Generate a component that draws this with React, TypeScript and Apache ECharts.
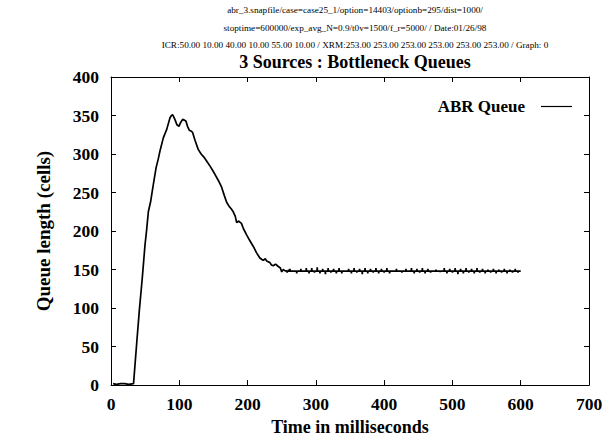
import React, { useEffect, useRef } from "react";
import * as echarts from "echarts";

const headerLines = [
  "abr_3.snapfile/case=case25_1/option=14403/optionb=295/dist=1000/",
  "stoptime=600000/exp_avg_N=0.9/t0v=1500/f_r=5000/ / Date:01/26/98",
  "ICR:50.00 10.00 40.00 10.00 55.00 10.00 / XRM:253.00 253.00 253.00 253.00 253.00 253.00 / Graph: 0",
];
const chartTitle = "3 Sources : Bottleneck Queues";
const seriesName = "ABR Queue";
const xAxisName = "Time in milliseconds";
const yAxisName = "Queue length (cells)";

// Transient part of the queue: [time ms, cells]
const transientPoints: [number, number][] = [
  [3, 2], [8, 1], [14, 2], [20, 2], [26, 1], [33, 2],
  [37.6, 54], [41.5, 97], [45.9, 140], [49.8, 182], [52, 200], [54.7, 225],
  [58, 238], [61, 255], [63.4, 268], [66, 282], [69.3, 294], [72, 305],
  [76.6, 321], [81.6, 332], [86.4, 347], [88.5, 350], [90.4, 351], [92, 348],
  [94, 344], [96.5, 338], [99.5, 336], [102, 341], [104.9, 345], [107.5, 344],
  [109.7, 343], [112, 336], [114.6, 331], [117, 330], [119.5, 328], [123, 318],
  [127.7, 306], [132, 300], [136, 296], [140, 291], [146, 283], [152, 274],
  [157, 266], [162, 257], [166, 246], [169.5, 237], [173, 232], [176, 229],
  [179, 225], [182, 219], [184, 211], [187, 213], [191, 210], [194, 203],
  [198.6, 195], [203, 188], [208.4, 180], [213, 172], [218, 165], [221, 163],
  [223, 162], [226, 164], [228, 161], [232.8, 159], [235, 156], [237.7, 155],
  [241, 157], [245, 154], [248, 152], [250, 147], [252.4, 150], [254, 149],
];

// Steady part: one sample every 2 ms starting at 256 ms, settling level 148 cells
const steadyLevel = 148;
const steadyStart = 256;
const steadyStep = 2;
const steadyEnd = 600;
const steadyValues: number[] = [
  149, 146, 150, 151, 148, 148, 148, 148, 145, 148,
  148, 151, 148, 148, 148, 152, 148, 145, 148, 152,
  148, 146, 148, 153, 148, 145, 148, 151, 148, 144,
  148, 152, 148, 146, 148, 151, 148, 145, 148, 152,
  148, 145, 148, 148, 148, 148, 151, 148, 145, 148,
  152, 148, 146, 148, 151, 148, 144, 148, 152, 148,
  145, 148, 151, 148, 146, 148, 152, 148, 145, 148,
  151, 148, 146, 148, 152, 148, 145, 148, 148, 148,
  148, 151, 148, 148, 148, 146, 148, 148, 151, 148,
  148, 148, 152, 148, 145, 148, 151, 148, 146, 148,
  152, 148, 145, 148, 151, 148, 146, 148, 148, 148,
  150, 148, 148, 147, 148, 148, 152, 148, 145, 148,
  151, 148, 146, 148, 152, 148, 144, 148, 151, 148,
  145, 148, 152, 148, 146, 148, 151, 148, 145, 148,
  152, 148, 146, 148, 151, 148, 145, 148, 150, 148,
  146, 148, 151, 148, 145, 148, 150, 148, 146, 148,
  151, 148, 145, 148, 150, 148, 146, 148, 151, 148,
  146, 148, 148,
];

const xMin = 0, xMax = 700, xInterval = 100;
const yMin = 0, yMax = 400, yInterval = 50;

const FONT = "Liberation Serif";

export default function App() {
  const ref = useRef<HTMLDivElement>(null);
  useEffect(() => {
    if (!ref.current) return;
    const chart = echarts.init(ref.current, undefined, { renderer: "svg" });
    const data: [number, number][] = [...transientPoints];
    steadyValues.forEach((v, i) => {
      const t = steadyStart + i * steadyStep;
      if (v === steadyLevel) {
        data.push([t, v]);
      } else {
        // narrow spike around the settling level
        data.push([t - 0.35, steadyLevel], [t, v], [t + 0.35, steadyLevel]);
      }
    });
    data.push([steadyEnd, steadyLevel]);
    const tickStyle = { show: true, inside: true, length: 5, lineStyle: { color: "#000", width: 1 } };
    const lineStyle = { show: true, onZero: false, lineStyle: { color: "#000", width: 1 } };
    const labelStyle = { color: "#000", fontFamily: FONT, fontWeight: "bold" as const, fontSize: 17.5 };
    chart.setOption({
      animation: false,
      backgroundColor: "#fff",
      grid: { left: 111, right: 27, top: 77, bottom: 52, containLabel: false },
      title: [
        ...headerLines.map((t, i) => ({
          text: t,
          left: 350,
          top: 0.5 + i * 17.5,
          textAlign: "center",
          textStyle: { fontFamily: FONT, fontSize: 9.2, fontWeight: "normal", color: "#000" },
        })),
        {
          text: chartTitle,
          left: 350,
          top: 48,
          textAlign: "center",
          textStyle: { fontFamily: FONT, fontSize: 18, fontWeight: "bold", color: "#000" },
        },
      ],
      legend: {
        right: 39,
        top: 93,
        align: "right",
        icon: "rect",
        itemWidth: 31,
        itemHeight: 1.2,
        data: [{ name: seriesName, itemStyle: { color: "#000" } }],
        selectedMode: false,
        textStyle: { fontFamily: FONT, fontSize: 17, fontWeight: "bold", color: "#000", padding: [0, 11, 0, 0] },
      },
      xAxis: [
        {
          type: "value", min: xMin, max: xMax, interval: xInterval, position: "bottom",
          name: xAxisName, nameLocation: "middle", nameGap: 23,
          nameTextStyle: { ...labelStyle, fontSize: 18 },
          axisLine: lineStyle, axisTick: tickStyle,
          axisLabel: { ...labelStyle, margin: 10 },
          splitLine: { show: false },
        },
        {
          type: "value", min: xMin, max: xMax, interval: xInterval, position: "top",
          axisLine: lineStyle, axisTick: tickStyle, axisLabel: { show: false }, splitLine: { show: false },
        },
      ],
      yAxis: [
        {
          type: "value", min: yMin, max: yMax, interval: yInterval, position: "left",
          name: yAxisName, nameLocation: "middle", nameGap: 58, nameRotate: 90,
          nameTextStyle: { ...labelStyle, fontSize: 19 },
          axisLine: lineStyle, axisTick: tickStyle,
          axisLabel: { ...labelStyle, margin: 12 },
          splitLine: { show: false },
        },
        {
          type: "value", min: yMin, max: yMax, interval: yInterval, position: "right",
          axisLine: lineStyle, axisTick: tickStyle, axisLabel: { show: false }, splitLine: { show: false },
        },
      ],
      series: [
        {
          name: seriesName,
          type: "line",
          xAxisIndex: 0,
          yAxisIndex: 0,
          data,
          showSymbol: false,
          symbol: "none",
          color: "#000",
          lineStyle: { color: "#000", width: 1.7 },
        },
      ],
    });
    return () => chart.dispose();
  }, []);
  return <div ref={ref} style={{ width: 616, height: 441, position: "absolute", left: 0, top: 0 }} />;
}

# # # #

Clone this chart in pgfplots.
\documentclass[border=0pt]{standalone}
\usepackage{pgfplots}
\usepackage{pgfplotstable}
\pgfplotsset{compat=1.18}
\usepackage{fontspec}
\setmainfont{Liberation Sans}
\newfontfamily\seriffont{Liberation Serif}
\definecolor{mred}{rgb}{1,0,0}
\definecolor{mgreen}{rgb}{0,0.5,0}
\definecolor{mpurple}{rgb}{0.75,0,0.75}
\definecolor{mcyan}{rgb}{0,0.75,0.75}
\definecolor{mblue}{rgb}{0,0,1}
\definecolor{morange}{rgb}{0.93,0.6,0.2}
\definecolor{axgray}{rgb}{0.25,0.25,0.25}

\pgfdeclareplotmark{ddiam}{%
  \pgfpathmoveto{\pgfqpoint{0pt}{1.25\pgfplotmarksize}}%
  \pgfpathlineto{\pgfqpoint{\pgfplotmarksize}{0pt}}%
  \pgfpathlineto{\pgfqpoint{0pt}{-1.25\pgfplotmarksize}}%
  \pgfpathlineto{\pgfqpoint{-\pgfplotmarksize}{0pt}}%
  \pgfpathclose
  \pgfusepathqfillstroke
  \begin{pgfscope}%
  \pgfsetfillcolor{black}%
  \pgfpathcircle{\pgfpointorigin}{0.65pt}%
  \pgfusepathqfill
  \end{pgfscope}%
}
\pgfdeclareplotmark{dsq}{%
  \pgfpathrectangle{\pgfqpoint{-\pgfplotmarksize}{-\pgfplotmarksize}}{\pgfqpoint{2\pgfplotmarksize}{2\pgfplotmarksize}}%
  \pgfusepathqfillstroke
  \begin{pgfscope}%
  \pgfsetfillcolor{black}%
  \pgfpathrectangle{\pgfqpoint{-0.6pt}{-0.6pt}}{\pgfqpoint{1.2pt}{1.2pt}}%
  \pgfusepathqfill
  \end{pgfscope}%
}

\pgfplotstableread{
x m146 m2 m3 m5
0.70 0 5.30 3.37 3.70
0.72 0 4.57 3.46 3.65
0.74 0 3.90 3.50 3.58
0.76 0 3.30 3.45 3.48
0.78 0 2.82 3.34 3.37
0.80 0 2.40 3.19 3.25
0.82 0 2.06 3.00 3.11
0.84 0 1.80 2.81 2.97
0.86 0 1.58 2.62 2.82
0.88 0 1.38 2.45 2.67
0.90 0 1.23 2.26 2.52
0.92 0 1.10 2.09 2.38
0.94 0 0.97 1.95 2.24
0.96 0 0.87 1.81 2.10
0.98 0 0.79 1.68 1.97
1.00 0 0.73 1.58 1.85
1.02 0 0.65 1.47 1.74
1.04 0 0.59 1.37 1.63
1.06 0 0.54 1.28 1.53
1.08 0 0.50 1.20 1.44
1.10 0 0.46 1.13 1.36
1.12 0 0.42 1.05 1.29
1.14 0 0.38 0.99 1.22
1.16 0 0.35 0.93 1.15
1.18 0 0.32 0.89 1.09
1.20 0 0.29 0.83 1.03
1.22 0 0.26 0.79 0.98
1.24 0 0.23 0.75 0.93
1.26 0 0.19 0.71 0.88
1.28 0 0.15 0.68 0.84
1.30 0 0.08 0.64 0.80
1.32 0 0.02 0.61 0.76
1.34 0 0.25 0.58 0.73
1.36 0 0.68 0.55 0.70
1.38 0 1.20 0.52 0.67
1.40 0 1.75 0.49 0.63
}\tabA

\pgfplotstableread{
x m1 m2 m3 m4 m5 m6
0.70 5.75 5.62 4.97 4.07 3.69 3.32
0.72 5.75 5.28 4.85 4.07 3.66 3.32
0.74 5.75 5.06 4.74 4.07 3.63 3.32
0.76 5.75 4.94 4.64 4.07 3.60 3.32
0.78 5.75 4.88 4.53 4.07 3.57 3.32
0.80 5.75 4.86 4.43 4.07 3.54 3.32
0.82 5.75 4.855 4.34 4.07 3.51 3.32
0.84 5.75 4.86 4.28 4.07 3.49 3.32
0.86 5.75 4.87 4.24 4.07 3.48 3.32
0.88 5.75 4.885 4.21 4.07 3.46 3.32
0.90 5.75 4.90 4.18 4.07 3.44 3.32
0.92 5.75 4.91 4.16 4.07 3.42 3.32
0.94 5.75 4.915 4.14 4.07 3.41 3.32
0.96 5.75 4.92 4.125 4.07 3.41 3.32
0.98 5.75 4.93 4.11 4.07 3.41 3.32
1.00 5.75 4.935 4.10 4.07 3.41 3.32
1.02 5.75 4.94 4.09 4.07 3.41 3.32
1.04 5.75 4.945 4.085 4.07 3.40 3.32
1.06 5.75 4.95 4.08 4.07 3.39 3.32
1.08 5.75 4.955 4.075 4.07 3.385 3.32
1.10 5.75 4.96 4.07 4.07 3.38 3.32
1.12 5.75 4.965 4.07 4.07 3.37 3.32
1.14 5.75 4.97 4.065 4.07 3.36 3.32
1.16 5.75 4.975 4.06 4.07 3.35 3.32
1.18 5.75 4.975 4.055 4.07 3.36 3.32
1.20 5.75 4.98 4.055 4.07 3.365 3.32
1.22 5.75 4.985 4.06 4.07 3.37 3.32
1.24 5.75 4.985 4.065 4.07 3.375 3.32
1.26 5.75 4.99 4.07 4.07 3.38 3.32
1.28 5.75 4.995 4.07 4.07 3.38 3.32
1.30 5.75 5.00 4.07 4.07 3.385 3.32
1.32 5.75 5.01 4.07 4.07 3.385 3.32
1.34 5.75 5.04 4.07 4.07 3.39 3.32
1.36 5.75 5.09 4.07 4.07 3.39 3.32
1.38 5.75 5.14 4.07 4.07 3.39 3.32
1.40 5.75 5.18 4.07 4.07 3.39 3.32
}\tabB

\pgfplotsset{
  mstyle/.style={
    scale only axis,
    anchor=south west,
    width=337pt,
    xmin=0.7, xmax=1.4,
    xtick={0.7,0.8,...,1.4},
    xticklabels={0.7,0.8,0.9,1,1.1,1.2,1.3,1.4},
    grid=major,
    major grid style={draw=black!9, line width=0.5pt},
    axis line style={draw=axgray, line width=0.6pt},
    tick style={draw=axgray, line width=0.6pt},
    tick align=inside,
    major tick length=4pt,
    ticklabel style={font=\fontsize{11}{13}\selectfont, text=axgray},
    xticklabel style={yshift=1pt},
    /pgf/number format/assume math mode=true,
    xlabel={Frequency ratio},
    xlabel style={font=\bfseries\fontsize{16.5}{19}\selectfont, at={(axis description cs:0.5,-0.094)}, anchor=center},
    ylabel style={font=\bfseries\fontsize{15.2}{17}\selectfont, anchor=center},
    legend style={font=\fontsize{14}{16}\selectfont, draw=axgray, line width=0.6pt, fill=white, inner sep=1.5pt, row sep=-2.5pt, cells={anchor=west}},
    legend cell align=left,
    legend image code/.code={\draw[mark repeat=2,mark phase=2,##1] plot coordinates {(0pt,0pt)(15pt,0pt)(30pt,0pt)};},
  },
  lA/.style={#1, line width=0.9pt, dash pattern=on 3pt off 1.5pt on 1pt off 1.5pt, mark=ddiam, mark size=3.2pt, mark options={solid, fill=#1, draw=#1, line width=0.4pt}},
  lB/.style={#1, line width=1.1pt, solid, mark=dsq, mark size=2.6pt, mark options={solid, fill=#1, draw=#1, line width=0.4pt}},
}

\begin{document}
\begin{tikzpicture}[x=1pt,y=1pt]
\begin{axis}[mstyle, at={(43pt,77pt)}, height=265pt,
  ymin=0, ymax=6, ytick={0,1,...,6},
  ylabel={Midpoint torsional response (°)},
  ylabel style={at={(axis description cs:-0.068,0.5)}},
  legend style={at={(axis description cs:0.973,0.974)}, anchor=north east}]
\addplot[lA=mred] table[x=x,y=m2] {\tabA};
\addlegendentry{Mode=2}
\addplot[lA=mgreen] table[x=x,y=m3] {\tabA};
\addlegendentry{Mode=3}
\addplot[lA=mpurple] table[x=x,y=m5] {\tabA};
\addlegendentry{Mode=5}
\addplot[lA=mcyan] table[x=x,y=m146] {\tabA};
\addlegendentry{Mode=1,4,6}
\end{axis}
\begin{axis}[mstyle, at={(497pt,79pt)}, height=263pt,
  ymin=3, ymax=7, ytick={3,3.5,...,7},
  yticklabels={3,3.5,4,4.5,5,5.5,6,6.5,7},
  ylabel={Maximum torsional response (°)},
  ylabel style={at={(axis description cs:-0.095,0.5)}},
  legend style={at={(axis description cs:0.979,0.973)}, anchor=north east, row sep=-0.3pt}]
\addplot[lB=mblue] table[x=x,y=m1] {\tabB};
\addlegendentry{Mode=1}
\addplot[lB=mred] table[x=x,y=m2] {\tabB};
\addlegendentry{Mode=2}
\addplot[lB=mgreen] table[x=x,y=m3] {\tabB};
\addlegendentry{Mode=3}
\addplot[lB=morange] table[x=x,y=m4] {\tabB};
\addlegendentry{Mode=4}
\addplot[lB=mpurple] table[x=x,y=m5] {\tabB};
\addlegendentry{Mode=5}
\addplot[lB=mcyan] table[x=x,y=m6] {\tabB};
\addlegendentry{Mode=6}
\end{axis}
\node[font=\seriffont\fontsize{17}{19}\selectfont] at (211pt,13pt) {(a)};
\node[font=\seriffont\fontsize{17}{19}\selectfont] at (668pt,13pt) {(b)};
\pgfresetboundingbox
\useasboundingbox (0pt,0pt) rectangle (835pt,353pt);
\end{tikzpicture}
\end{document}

# # # #

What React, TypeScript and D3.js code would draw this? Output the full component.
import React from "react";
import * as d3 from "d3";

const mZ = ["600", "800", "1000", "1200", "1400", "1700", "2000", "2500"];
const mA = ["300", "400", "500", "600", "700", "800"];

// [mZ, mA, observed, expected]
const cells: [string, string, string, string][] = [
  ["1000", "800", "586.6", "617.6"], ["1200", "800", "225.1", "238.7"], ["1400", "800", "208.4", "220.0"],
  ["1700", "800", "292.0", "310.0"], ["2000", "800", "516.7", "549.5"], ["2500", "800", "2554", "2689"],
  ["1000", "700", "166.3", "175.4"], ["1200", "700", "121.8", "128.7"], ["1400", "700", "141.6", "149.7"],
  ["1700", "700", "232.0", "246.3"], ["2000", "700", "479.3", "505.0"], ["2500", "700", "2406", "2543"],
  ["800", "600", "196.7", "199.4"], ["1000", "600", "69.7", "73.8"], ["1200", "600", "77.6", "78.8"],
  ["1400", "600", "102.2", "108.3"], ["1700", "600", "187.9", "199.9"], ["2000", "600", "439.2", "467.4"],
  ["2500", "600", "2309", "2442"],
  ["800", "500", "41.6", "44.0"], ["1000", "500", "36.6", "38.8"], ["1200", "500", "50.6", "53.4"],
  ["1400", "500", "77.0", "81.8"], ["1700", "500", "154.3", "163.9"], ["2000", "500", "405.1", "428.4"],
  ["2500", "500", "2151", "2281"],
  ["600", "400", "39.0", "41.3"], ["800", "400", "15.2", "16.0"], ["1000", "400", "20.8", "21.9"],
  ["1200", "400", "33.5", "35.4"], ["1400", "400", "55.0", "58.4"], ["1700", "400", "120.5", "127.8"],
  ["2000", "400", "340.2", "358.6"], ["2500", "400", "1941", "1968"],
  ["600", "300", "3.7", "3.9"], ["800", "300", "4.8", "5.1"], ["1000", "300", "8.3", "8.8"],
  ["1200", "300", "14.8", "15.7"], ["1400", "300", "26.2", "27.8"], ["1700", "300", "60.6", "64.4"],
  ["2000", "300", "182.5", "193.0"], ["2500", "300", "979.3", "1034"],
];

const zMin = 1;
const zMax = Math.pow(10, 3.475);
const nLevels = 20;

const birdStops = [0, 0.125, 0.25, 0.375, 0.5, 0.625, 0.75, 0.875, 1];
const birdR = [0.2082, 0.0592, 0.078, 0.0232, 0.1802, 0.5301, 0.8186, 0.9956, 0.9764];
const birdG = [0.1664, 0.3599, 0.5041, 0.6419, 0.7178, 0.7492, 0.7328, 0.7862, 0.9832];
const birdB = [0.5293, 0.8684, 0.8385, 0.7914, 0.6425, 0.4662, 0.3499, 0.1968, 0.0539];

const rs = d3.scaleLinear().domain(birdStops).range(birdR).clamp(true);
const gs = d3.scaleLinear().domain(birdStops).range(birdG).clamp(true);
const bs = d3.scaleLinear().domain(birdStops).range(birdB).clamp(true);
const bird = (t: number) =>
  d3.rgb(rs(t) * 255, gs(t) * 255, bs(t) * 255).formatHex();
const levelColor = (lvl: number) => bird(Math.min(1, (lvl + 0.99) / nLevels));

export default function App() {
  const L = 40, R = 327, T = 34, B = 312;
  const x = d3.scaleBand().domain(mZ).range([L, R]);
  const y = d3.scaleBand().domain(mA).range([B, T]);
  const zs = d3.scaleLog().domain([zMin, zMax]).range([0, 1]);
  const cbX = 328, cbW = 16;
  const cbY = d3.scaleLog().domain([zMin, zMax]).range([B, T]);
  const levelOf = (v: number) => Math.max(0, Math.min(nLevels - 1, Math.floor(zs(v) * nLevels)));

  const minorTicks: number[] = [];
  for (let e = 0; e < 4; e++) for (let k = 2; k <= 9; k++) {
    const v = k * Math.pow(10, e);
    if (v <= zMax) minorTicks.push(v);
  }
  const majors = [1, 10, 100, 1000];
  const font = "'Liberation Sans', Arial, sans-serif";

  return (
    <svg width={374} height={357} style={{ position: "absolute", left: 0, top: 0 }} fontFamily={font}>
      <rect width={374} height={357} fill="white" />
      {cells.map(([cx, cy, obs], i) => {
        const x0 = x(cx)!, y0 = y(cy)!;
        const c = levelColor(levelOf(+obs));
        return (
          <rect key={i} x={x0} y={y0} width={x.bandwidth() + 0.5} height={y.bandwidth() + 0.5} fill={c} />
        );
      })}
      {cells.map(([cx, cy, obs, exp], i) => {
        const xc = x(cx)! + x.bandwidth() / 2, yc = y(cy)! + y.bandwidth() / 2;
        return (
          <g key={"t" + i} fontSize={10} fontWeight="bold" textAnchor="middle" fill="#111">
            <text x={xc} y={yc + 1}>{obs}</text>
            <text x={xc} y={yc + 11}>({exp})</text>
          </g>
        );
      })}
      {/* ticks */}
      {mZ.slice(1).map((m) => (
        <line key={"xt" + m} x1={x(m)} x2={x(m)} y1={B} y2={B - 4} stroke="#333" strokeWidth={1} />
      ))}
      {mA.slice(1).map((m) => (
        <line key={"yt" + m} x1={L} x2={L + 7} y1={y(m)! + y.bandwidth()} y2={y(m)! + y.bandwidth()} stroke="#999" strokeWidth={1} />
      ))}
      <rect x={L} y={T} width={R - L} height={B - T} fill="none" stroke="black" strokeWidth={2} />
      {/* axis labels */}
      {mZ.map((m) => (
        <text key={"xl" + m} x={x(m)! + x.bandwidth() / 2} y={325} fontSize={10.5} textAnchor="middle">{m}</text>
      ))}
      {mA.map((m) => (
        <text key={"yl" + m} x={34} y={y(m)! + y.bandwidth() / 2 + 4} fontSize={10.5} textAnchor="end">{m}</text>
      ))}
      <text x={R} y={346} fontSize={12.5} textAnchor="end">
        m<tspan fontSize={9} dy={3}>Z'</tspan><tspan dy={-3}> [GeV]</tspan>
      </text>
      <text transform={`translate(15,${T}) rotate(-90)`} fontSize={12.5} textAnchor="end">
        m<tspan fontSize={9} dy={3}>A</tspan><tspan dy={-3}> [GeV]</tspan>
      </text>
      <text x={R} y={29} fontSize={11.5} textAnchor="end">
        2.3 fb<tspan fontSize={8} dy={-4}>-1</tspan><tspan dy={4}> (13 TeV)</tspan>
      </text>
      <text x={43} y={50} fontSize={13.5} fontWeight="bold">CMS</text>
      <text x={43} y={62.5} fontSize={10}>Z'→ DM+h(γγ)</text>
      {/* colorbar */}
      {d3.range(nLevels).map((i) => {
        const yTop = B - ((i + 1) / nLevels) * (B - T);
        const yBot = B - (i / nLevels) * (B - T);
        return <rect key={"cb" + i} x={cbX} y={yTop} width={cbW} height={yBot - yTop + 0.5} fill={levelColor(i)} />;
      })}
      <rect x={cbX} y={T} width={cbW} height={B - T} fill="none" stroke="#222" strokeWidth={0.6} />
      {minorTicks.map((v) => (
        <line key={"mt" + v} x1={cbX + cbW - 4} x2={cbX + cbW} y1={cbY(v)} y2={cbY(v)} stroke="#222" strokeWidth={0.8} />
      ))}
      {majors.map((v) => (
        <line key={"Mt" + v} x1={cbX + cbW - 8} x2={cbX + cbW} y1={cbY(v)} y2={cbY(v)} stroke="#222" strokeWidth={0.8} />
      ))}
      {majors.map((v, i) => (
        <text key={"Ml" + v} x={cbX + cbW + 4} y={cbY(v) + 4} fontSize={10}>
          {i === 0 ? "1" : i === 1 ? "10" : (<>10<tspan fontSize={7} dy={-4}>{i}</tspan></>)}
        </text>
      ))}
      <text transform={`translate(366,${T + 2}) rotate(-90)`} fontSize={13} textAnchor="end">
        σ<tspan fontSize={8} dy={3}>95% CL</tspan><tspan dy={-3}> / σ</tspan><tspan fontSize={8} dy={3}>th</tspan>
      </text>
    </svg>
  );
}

# # # #

**The request**
Show each line of the data that contains the string "code".

**Finished task**
    legend image code/.code={\draw[mark repeat=2,mark phase=2,##1] plot coordinates {(0pt,0pt)(15pt,0pt)(30pt,0pt)};},
What React, TypeScript and D3.js code would draw this? Output the full component.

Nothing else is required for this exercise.